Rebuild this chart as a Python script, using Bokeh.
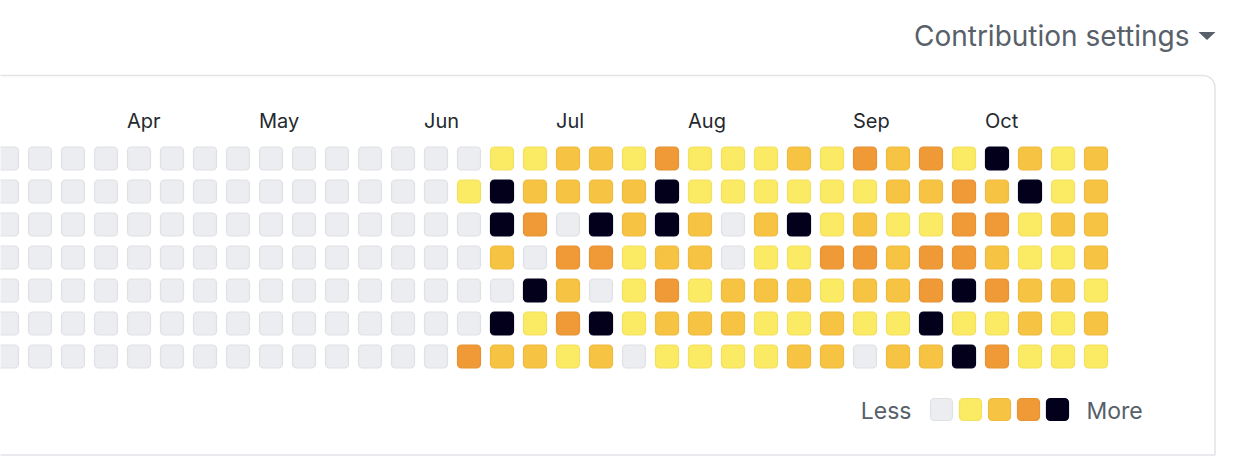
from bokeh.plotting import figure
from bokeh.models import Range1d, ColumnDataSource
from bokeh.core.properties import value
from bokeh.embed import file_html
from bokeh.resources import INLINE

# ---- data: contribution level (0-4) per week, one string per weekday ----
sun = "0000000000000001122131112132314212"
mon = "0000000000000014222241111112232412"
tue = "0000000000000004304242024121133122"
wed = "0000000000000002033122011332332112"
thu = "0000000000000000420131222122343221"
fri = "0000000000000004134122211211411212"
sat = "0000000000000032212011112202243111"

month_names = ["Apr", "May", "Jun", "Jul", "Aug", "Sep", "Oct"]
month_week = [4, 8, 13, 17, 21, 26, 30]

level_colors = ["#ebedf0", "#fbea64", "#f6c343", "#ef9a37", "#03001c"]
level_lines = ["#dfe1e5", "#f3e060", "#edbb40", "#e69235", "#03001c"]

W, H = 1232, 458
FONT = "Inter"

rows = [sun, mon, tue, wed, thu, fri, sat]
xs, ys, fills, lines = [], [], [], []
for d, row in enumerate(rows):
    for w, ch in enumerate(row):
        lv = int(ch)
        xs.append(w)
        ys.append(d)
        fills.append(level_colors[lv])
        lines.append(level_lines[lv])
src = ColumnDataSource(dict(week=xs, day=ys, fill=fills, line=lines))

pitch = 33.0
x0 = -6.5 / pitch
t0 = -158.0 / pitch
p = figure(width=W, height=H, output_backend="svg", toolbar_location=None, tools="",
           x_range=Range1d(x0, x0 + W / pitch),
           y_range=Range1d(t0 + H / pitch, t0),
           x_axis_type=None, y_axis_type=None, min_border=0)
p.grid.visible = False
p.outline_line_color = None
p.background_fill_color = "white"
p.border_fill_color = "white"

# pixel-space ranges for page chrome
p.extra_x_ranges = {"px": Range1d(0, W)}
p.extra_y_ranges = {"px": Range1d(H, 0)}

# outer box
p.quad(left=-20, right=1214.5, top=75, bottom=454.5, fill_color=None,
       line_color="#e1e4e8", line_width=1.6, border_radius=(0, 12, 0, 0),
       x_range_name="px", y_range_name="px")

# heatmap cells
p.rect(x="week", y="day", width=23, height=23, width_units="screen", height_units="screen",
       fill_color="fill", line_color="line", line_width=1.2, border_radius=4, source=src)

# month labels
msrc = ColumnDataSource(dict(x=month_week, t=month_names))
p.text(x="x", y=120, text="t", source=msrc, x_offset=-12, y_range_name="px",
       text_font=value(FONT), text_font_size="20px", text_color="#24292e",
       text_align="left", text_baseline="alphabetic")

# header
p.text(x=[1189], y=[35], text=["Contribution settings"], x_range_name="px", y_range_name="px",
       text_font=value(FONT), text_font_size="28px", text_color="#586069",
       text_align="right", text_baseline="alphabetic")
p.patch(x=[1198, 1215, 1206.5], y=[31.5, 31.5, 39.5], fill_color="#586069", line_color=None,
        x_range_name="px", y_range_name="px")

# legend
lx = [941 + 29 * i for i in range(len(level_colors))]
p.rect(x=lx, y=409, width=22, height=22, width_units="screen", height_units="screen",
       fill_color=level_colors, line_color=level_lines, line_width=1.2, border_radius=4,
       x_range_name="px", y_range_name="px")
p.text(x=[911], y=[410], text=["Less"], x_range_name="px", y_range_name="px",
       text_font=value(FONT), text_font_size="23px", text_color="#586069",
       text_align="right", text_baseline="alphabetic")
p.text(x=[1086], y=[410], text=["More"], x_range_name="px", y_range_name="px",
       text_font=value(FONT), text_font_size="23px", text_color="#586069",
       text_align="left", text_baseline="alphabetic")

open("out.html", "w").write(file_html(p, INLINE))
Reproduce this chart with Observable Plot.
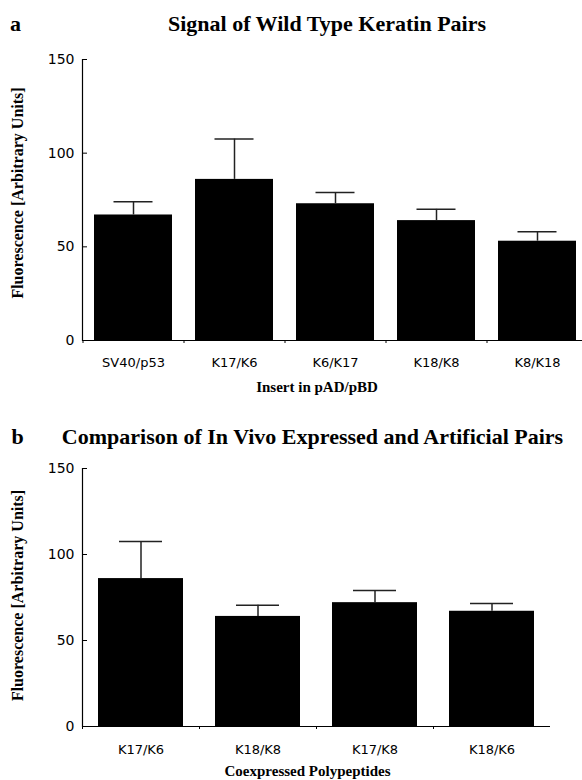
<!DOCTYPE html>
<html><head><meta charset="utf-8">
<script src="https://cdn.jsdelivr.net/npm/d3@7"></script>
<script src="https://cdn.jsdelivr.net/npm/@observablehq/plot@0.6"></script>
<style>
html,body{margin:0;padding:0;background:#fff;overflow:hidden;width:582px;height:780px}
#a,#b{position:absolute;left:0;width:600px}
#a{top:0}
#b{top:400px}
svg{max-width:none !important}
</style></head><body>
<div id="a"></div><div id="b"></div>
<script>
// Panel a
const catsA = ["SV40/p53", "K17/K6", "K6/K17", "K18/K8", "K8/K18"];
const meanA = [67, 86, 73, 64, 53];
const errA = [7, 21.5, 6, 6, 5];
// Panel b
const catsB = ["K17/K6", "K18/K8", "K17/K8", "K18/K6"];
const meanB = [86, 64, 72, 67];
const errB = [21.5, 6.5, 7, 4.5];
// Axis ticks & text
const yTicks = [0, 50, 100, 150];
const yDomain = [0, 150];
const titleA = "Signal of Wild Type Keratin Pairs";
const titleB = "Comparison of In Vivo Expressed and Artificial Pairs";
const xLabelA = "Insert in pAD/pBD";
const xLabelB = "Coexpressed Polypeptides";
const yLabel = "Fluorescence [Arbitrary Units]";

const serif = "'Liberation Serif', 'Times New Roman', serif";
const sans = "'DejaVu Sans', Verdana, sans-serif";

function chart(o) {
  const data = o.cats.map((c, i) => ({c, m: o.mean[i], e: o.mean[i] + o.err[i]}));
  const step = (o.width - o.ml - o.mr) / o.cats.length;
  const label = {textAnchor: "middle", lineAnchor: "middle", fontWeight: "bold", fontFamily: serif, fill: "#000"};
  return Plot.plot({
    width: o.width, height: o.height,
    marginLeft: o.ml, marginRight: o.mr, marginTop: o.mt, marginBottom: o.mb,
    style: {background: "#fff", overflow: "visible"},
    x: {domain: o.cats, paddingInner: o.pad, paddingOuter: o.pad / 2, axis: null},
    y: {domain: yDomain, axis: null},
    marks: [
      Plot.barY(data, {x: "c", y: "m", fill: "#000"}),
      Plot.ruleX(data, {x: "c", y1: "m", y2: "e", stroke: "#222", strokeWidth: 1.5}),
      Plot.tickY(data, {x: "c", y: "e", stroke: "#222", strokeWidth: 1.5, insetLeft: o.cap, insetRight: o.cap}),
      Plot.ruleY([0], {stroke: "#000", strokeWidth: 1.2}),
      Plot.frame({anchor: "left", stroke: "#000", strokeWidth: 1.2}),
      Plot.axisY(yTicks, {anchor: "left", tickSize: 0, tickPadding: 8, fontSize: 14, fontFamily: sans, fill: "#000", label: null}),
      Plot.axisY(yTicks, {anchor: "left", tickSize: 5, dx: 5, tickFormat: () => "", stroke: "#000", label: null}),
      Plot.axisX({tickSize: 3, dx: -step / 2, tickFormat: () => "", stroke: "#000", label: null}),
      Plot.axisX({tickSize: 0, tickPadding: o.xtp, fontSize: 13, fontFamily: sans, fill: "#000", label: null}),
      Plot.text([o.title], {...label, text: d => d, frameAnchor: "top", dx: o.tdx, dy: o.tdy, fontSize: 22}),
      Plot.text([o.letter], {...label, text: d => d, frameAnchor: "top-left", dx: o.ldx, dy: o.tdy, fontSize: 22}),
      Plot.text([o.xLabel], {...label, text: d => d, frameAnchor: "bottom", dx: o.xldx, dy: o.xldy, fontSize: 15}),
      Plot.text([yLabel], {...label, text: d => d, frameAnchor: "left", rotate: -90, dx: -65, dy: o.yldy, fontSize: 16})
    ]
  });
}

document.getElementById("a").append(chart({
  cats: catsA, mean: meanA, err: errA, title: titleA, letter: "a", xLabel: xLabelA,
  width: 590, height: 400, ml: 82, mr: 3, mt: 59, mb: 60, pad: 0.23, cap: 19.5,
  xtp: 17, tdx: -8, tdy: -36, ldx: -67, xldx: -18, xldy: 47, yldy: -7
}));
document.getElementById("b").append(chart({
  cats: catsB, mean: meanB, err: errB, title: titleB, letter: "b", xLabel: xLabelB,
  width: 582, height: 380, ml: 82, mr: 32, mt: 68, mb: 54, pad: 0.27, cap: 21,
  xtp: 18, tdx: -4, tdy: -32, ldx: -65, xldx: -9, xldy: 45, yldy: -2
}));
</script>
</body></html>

_Instructions for the task_: Return only the lines running from the top of the data to the line that holds "day=ys, fill=fills, line=lines))". Include both of those lines, but skip the pictures.

_Full response_:
Rebuild this chart as a Python script, using Bokeh.
from bokeh.plotting import figure
from bokeh.models import Range1d, ColumnDataSource
from bokeh.core.properties import value
from bokeh.embed import file_html
from bokeh.resources import INLINE

# ---- data: contribution level (0-4) per week, one string per weekday ----
sun = "0000000000000001122131112132314212"
mon = "0000000000000014222241111112232412"
tue = "0000000000000004304242024121133122"
wed = "0000000000000002033122011332332112"
thu = "0000000000000000420131222122343221"
fri = "0000000000000004134122211211411212"
sat = "0000000000000032212011112202243111"

month_names = ["Apr", "May", "Jun", "Jul", "Aug", "Sep", "Oct"]
month_week = [4, 8, 13, 17, 21, 26, 30]

level_colors = ["#ebedf0", "#fbea64", "#f6c343", "#ef9a37", "#03001c"]
level_lines = ["#dfe1e5", "#f3e060", "#edbb40", "#e69235", "#03001c"]

W, H = 1232, 458
FONT = "Inter"

rows = [sun, mon, tue, wed, thu, fri, sat]
xs, ys, fills, lines = [], [], [], []
for d, row in enumerate(rows):
    for w, ch in enumerate(row):
        lv = int(ch)
        xs.append(w)
        ys.append(d)
        fills.append(level_colors[lv])
        lines.append(level_lines[lv])
src = ColumnDataSource(dict(week=xs, day=ys, fill=fills, line=lines))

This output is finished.